Dzięki wam za wypowiedzi, trochę teraz może wyjaśnię, sprostuję...
Cytuj:
Najważniejsze to traktować siebie podmiotowo a nie przedmiotowo w swoim własnym życiu - nie jesteś od tego, żeby tylko spełniać cudze oczekiwania
Załóżmy że składam CV o pracę. Nie dodaje zdjęcia bo wiem że odstrasza (jak dodawałem zdjęcia było 0 odpowiedzi), jak nie dodawałem zdjęcia to choć wiem ze CV bez zdjęć na ogól zwiedza wnętrze niszczarki ale czasem trafiałem na pracodawców którzy nie mieli niszczarki i raczyli się umówić. Jednak potem widziałem ze robią wszystko by mnie zmusić do odejścia i to nie ze względu na kwalifikacje a przez to ze psułem wyglądem wizerunek firmy.
Cytuj:
Można szukać dalej, a im więcej w życiu takich rozczarowań, tym mniej bolą w przyszłości i uczą kogo unikać
Wszystko ok gdyby nie to że czas płynie a ja się starzeję.
Cytuj:
Później się przyzwyczajają. Nie oznacza to, że godzą się z tragedią, bo są inne pozytywne aspekty życia.
Jakie? Jakie są te inne pozytywne aspekty życia?
Cytuj:
Sam zresztą zauważyłeś, że wspólne interesy pomagały utrzymać kontakt.
Owszem, tyle że nie dało się tych znajomości się kończyły i nie miały szansy na wyjście z fazy "wspólnych interesów". Nie zadzwonił nikt ze sprawa inna niż temat interesu.
Cytuj:
Wydaje mi się, że atrakcyjny wygląd jako argument do spotykania się z kimś może być zastąpiony przez dużą wiedzę, pomysłowość, czy choćby poczucie humoru. Z innych cech, które ograniczają chęć do spotykania się z daną osobą, wymieniłbym natomiast: kłótliwość, ponurą naturę i tendencję do narzekania.

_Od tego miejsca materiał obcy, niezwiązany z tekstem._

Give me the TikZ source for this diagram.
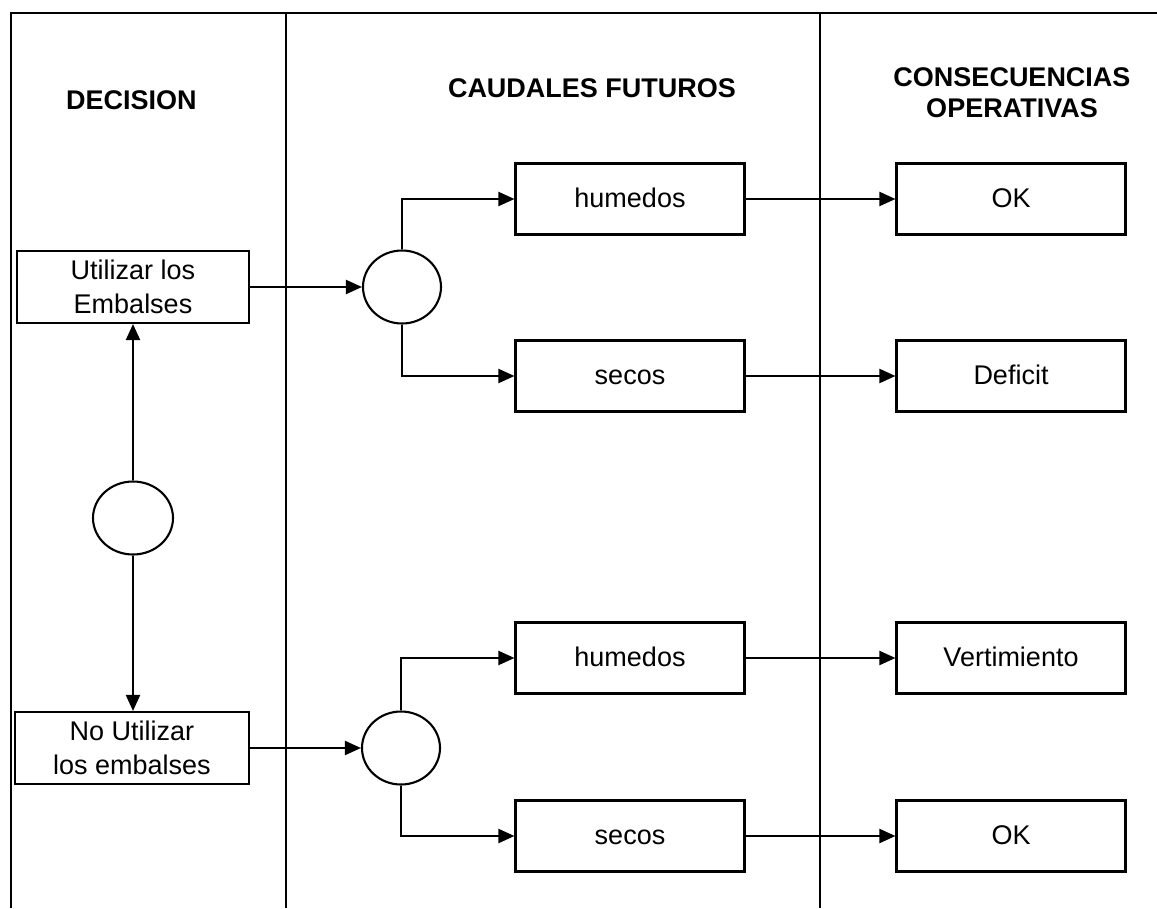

Ni i tu twoje wydaje się jest tylko wydaję. Często nie ma czym zastąpić braków w wyglądzie a dodatkowo jeszcze ma t e wady z drugiego zdania. Choć wewnętrznie pragnę kontaktów to zewnętrznie albo sam dążę do destrukcji albo właśnie odpycham. Pozytywnych cech nie mogę ukazać bo nie zdążę zanim nie zostanę odepchnięty lub pozytywne cechy sa niewidoczne przez grubą warstwę paskudy.

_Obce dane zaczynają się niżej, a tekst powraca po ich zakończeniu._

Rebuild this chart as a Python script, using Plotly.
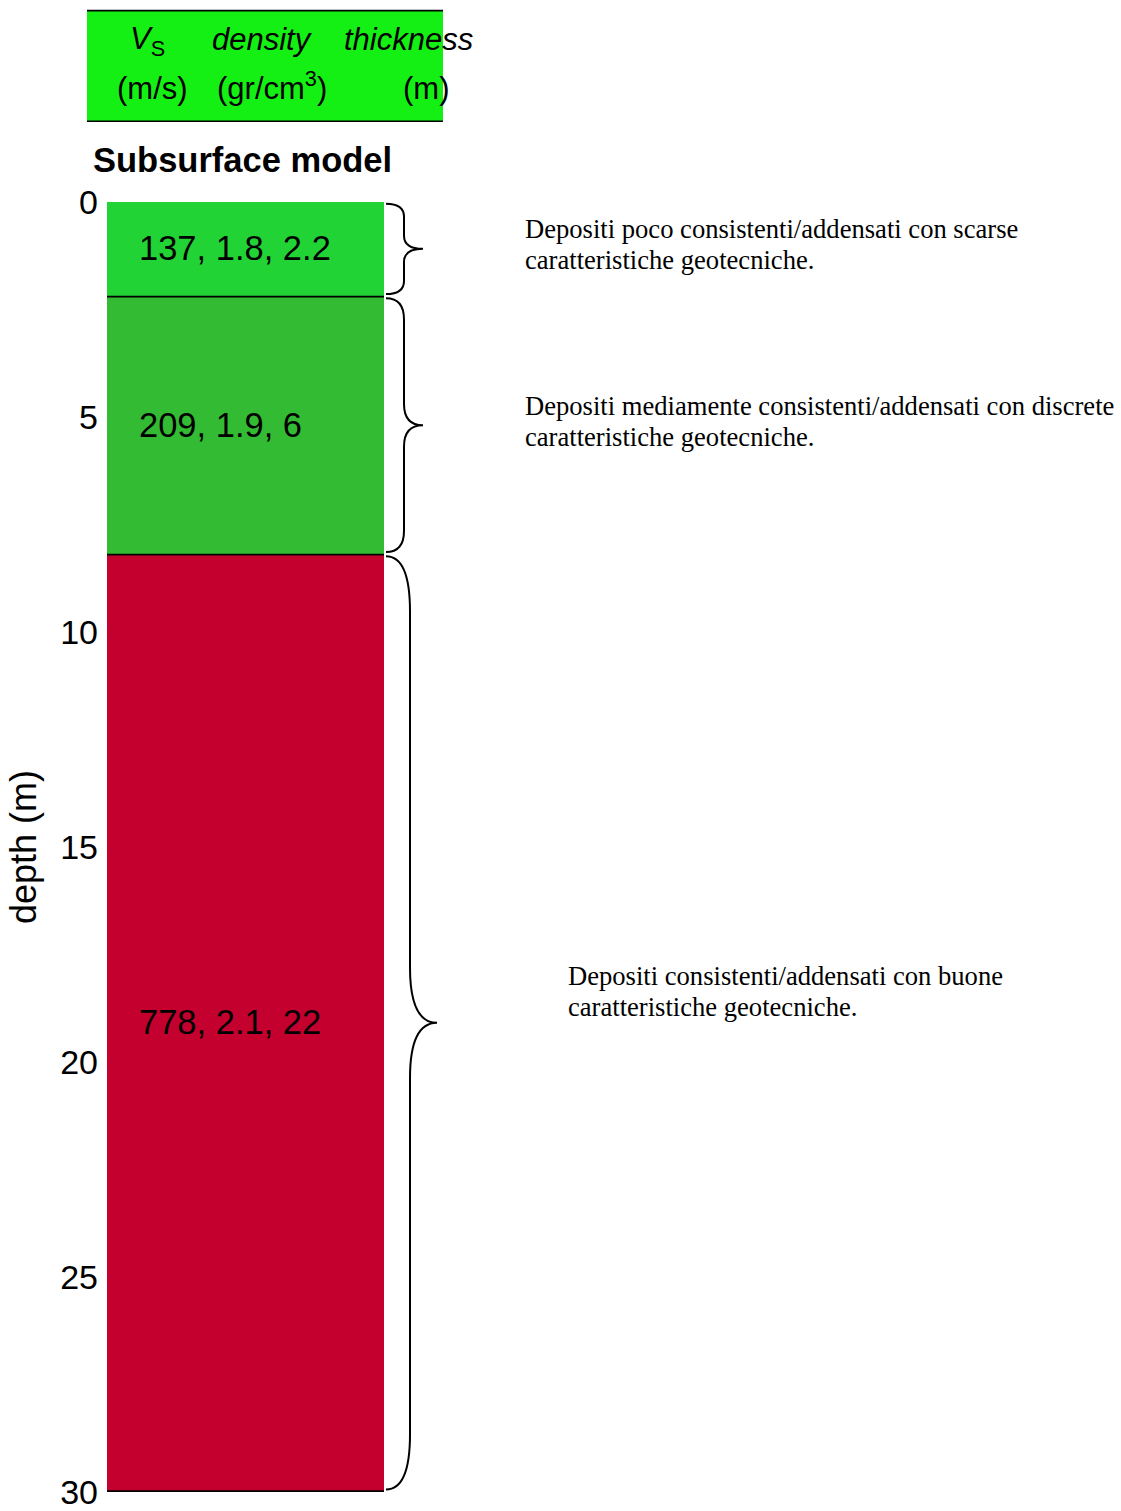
import plotly.graph_objects as go

# Layered subsurface model (Vs, density, thickness)
vs = [137, 209, 778]
density = [1.8, 1.9, 2.1]
thickness = [2.2, 6, 22]
layer_colors = ["#22D336", "#33BB33", "#C4002F"]
descriptions = [
    ["Depositi poco consistenti/addensati con scarse", "caratteristiche geotecniche."],
    ["Depositi mediamente consistenti/addensati con discrete", "caratteristiche geotecniche."],
    ["Depositi consistenti/addensati con buone", "caratteristiche geotecniche."],
]
depth_ticks = [0, 5, 10, 15, 20, 25, 30]
max_depth = 30

W, H = 1121, 1511
ML, MR, MT, MB = 107, 0, 202, 15
BAR_PX = 277                      # pixel width of the layer column
plot_w = W - ML - MR
plot_h = H - MT - MB
px_per_m = plot_h / max_depth

tops = []
acc = 0.0
for t in thickness:
    tops.append(acc)
    acc += t
bottoms = [min(tp + t, max_depth) for tp, t in zip(tops, thickness)]
mids = [(tp + b) / 2 for tp, b in zip(tops, bottoms)]


def px_x(px):
    """horizontal pixel -> x data units (column spans 0..1)"""
    return (px - ML) / BAR_PX


def px_paper(px):
    return (px - ML) / plot_w


def py_paper(py):
    """vertical pixel -> paper y"""
    return 1 + (MT - py) / plot_h


fig = go.Figure()
fig.add_trace(go.Bar(
    x=[0.5] * len(vs), y=[b - tp for tp, b in zip(tops, bottoms)], base=tops,
    width=1, marker=dict(color=layer_colors, line=dict(width=0)),
    hoverinfo="skip", showlegend=False,
))

shapes = []
# layer boundaries (kept inside the plot area at the bottom edge)
edge = 0.9 / px_per_m
for b in bottoms:
    yb = min(b, max_depth - edge)
    shapes.append(dict(type="line", xref="x", yref="y", x0=0, x1=1, y0=yb, y1=yb,
                       line=dict(color="black", width=1.6)))


def brace_path(top, bot, x0, xs, xt):
    h = bot - top
    r = 0.2 + 0.05 * h
    mid = (top + bot) / 2
    return (f"M {x0},{top} Q {xs},{top} {xs},{top + r} "
            f"L {xs},{mid - r} Q {xs},{mid} {xt},{mid} "
            f"Q {xs},{mid} {xs},{mid + r} "
            f"L {xs},{bot - r} Q {xs},{bot} {x0},{bot}")


for i, (tp, b) in enumerate(zip(tops, bottoms)):
    big = (b - tp) > 10
    xs = px_x(410 if big else 404)
    xt = px_x(437 if big else 423)
    shapes.append(dict(type="path", xref="x", yref="y",
                       path=brace_path(tp + 0.04, b - 0.06, px_x(386), xs, xt),
                       line=dict(color="black", width=2)))

# header box
shapes.append(dict(type="rect", xref="paper", yref="paper", x0=px_paper(87), x1=px_paper(443),
                   y0=py_paper(121), y1=py_paper(10), fillcolor="#14F014",
                   line=dict(width=0), layer="below"))
for py in (10, 121):
    shapes.append(dict(type="line", xref="paper", yref="paper", x0=px_paper(87), x1=px_paper(443),
                       y0=py_paper(py), y1=py_paper(py), line=dict(color="black", width=1.6)))

sans = "Liberation Sans, Arial, sans-serif"
serif = "Liberation Serif, Times New Roman, serif"
ann = []
# values inside each layer
for v, d, t, m in zip(vs, density, thickness, mids):
    ann.append(dict(xref="x", yref="y", x=px_x(137), y=m, xanchor="left", yanchor="middle",
                    yshift=1, text=f"{v}, {d}, {t}", showarrow=False,
                    font=dict(family=sans, size=34.5, color="black")))
# descriptions next to the braces, one annotation per line
desc_x = [523, 523, 566]
desc_shift = [5, 4, 32]
line_gap = 31
for lines, m, dx, ds in zip(descriptions, mids, desc_x, desc_shift):
    n = len(lines)
    for k, ln in enumerate(lines):
        ann.append(dict(xref="x", yref="y", x=px_x(dx), y=m, xanchor="left", yanchor="middle",
                        yshift=ds + (n - 1) / 2 * line_gap - k * line_gap,
                        text=ln, showarrow=False,
                        font=dict(family=serif, size=26.6, color="black")))
# title
ann.append(dict(xref="x", yref="paper", x=0.49, y=py_paper(160), xanchor="center",
                yanchor="middle", text="<b>Subsurface model</b>", showarrow=False,
                font=dict(family=sans, size=34.5, color="black")))
# header labels
hdr_font = dict(family=sans, size=31, color="black")
ann += [
    dict(xref="x", yref="paper", x=px_x(128), y=py_paper(40), xanchor="left", yanchor="middle",
         text="<i>V</i><sub>S</sub>", showarrow=False, font=hdr_font),
    dict(xref="x", yref="paper", x=px_x(262), y=py_paper(39), xanchor="center", yanchor="middle",
         text="<i>density</i>", showarrow=False, font=hdr_font),
    dict(xref="x", yref="paper", x=px_x(408), y=py_paper(39), xanchor="center", yanchor="middle",
         text="<i>thickness</i>", showarrow=False, font=hdr_font),
    dict(xref="x", yref="paper", x=px_x(152), y=py_paper(88), xanchor="center", yanchor="middle",
         text="(m/s)", showarrow=False, font=hdr_font),
    dict(xref="x", yref="paper", x=px_x(272), y=py_paper(86), xanchor="center", yanchor="middle",
         text="(gr/cm<sup>3</sup>)", showarrow=False, font=hdr_font),
    dict(xref="x", yref="paper", x=px_x(426), y=py_paper(88), xanchor="center", yanchor="middle",
         text="(m)", showarrow=False, font=hdr_font),
]

fig.update_layout(
    width=W, height=H, autosize=False,
    margin=dict(l=ML, r=MR, t=MT, b=MB),
    paper_bgcolor="white", plot_bgcolor="white",
    shapes=shapes, annotations=ann, bargap=0,
    xaxis=dict(range=[0, plot_w / BAR_PX], visible=False, fixedrange=True),
    yaxis=dict(range=[max_depth, 0], tickvals=depth_ticks, showgrid=False, zeroline=False,
               showline=False, ticks="", ticklabelstandoff=8, ticklabeloverflow="allow",
               tickfont=dict(family=sans, size=34, color="black"),
               title=dict(text="depth (m)", standoff=12,
                          font=dict(family=sans, size=36, color="black"))),
)

fig.write_html("out.html")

Jest też pewien paradoks, nie akceptuję swojego wyglądu, nie mogę się pogodzić z tym że wyglądam jak wyglądam kiedy czuję sie na osobę o zupełnie innym wyglądzie, nienawidzę patrzeć w lustro.
Cytuj:
Moja obserwacja w tym zakresie jest tego rodzaju, że wygląd jest tu czynnikiem ważnym, ale jednocześnie losowym: pomijając ideały, każdy ma jakieś preferencje co do wyglądu, ale są one osobniczo różne; ponadto sami nie do końca znamy swoje kryteria atrakcyjności
Popadłem już w taka skrajność że NIE PODOBA mi się ktoś kto wygląda choć w jakiejś części jak ja. Jeśli tak jak ja jest łysy, albo gruby albo ma głupi głos to automatycznie się na taka osobę blokuję. Z kolei nie chce się podobać taki jaki jestem, uważam to za urągające dla mnie jeśli komuś się podoba to że mam nadwagę.
Cytuj:
na pewno dla części wskazanych przez Ciebie osób Twój wygląd był kompletnie nieistotny
Do czasu. W końcu kiedy skończyły się podtrzymywacze znajomości zaczęto mnie unikać. Często odczuwałem takie coś że "nie chce się z nim spotykać bo to nie wypada z kimś takim".
Cytuj:
Moje życie, we wszystkich jego miłych aspektach, zaczęło się po 30stce
Kiedyś nie wyobrażałem sobie życia po 50, potem po 40 a po 30 to teraz dla mnie teraz niemal śmierć kliniczna.